Mentioned quickly in our introduction, NVIDIA’s big push with Kepler is efficiency. Of course Kepler needs to be faster (it always needs to be faster), but at the same time the market is making a gradual shift towards higher efficiency products. On the desktop side of matters GPUs have more or less reached their limits as far as total power consumption goes, while in the mobile space products such as Ultrabooks demand GPUs that can match the low power consumption and heat dissipation levels these devices were built around. And while strictly speaking NVIDIA’s GPUs haven’t been inefficient, AMD has held an edge on performance per mm2 for quite some time, so there’s clear room for improvement.

In keeping with that ideal, for Kepler NVIDIA has chosen to focus on ways they can improve Fermi’s efficiency. As NVIDIA's VP of GPU Engineering, Jonah Alben puts it, “[we’ve] already built it, now let's build it better.”

There are numerous small changes in Kepler that reflect that goal, but of course the biggest change there was the removal of the shader clock in favor of wider functional units in order to execute a whole warp over a single clock cycle. The rationale for which is actually rather straightforward: a shader clock made sense when clockspeeds were low and die space was at a premium, but now with increasingly small fabrication processes this has flipped. As we have become familiar with in the CPU space over the last decade, higher clockspeeds become increasingly expensive until you reach a point where they’re too expensive – a point where just distributing that clock takes a fair bit of power on its own, not to mention the difficulty and expense of building functional units that will operate at those speeds.
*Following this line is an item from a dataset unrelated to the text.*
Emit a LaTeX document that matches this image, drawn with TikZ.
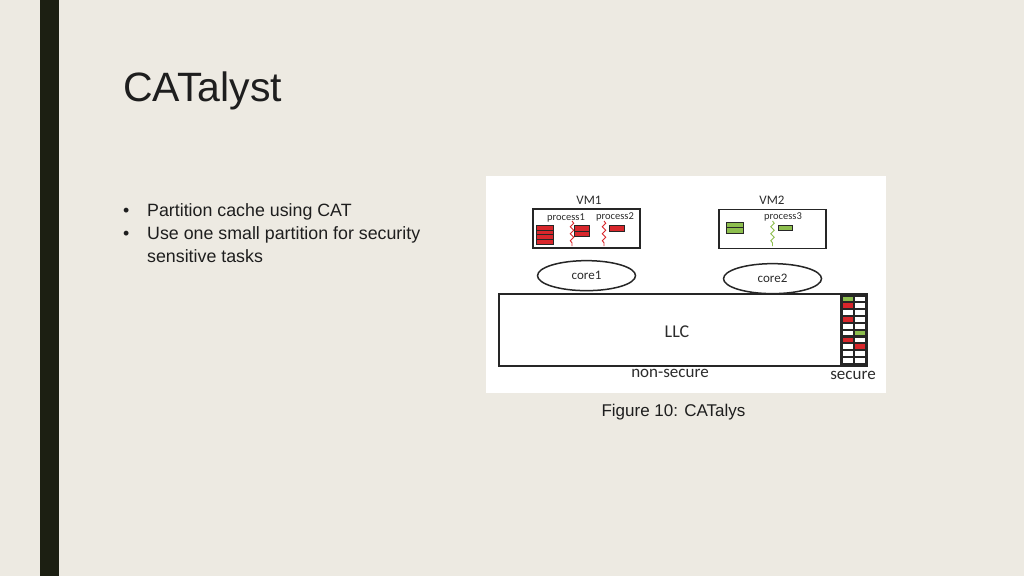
\documentclass[tikz,border=0pt]{standalone}
\usepackage{fontspec}
\setmainfont{Liberation Sans}
\newfontfamily\figfont{Carlito}
\usetikzlibrary{positioning,shapes.geometric,decorations.pathmorphing}
\definecolor{slidebg}{HTML}{EDEAE2}
\definecolor{slidebar}{HTML}{1C1F12}
\definecolor{titleink}{HTML}{1E1E1E}
\definecolor{figink}{HTML}{2C2C2C}
\definecolor{catred}{HTML}{D8262B}
\definecolor{catgreen}{HTML}{8DBE4E}
\newcommand{\stripestack}[6]{%
  \foreach \k in {1,...,#5}
    \draw[cell, fill=#6] (#1,{#2+(\k-1)*#4}) rectangle ++(#3,#4);
}
\tikzset{
  vmbox/.style={
    rectangle,
    draw=black!85,
    line width=1.8pt,
    minimum width=107pt,
    minimum height=39pt
  },
  coreshape/.style={
    ellipse,
    draw=black!85,
    line width=1.5pt,
    minimum width=98pt,
    minimum height=30pt,
    inner sep=0pt,
    text=figink,
    font=\figfont\fontsize{13}{15}\selectfont
  },
  llcbox/.style={
    rectangle,
    draw=black!85,
    line width=2pt,
    minimum width=368pt,
    minimum height=72pt
  },
  figlbl/.style={
    anchor=base,
    text=figink,
    inner sep=0pt,
    font=\figfont\fontsize{13}{15}\selectfont
  },
  proclbl/.style={
    figlbl,
    font=\figfont\fontsize{10.5}{12}\selectfont
  },
  bodytext/.style={
    anchor=base west,
    inner sep=0pt,
    text=titleink,
    font=\fontsize{17.8}{21}\selectfont
  },
  cell/.style={
    draw=black!85,
    line width=1pt
  },
  wave/.style={
    decorate,
    decoration={snake, segment length=7pt, amplitude=1.7pt},
    line width=0.9pt
  }
}
\begin{document}
\begin{tikzpicture}[x=1pt, y=-1pt]
  \useasboundingbox (0,0) rectangle (1024,576);
  \fill[slidebg] (0,0) rectangle (1024,576);
  \fill[slidebar] (40,0) rectangle (59,576);

  % slide text
  \node[anchor=base west, inner sep=0pt, text=titleink, font=\fontsize{41}{46}\selectfont] (title) at (123,101) {CATalyst};
  \node[bodytext] (dot1) at (123,216) {\textbullet};
  \node[bodytext] (item1) at (147,216) {Partition cache using CAT};
  \node[bodytext] (dot2) at (123,239) {\textbullet};
  \node[bodytext] (item2) at (147,239) {Use one small partition for security};
  \node[bodytext] (item3) at (147,262) {sensitive tasks};

  % figure
  \fill[white] (486,176) rectangle (886,393);
  \node[vmbox] (vm1) at (586.5,228.5) {};
  \node[vmbox] (vm2) at (772.5,229) {};
  \node[figlbl] (vm1lbl) at (589,204.5) {VM1};
  \node[figlbl] (vm2lbl) at (772,204.5) {VM2};
  \node[proclbl] (p1lbl) at (566,220) {process1};
  \node[proclbl] (p2lbl) at (615,219.5) {process2};
  \node[proclbl] (p3lbl) at (783,219.5) {process3};

  \stripestack{536.5}{225.5}{17}{4.7}{4}{catred}
  \stripestack{574}{225.5}{15.5}{5.6}{2}{catred}
  \stripestack{609}{225.5}{15.5}{5.6}{1}{catred}
  \stripestack{726}{222}{17.5}{5.5}{2}{catgreen}
  \stripestack{778}{225}{14.5}{5.2}{1}{catgreen}

  \draw[wave, catred] (572,221) -- (572,246);
  \draw[wave, catred] (604,221) -- (604,246);
  \draw[wave, catgreen] (772.5,221) -- (772.5,246);

  \node[coreshape, below=11pt of vm1] (core1) {core1};
  \node[coreshape, below=13.5pt of vm2] (core2) {core2};

  \node[llcbox] (llc) at (682.7,330) {};
  \node[figlbl, font=\figfont\fontsize{18}{21}\selectfont] (llclbl) at (677,337.5) {LLC};
  \node[figlbl, font=\figfont\fontsize{17}{20}\selectfont] (nslbl) at (670,377.5) {non-secure};
  \node[figlbl, font=\figfont\fontsize{17}{20}\selectfont] (slbl) at (853,379) {secure};

  % secure ways
  \fill[black!85] (840,294) rectangle (866.7,366);
  \foreach \c [count=\r] in {catgreen,catred,white,catred,white,white,catred,white,white,white}
    \fill[\c] (842.7,{296.5+(\r-1)*6.85}) rectangle ++(10,4.6);
  \foreach \c [count=\r] in {white,white,white,white,white,catgreen,white,catred,white,white}
    \fill[\c] (855,{296.5+(\r-1)*6.85}) rectangle ++(9.5,4.6);

  \node[anchor=base, inner sep=0pt, text=titleink, font=\fontsize{17}{20}\selectfont] (caption) at (673.5,416) {Figure 10: CATalys};
\end{tikzpicture}
\end{document}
With Kepler the cost of having a shader clock has finally become too much, leading NVIDIA to make the shift to a single clock. By NVIDIA’s own numbers, Kepler’s design shift saves power even if NVIDIA has to operate functional units that are twice as large. 2 Kepler CUDA cores consume 90% of the power of a single Fermi CUDA core, while the reduction in power consumption for the clock itself is far more dramatic, with clock power consumption having been reduced by 50%.

Of course as NVIDIA’s own slide clearly points out, this is a true tradeoff. NVIDIA gains on power efficiency, but they lose on area efficiency as 2 Kepler CUDA cores take up more space than a single Fermi CUDA core even though the individual Kepler CUDA cores are smaller. So how did NVIDIA pay for their new die size penalty?

Obviously 28nm plays a significant part of that, but even then the reduction in feature size from moving to TSMC’s 28nm process is less than 50%; this isn’t enough to pack 1536 CUDA cores into less space than what previously held 384. As it turns out not only did NVIDIA need to work on power efficiency to make Kepler work, but they needed to work on area efficiency. There are a few small design choices that save space, such as using 8 SMXes instead of 16 smaller SMXes, but along with dropping the shader clock NVIDIA made one other change to improve both power and area efficiency: scheduling.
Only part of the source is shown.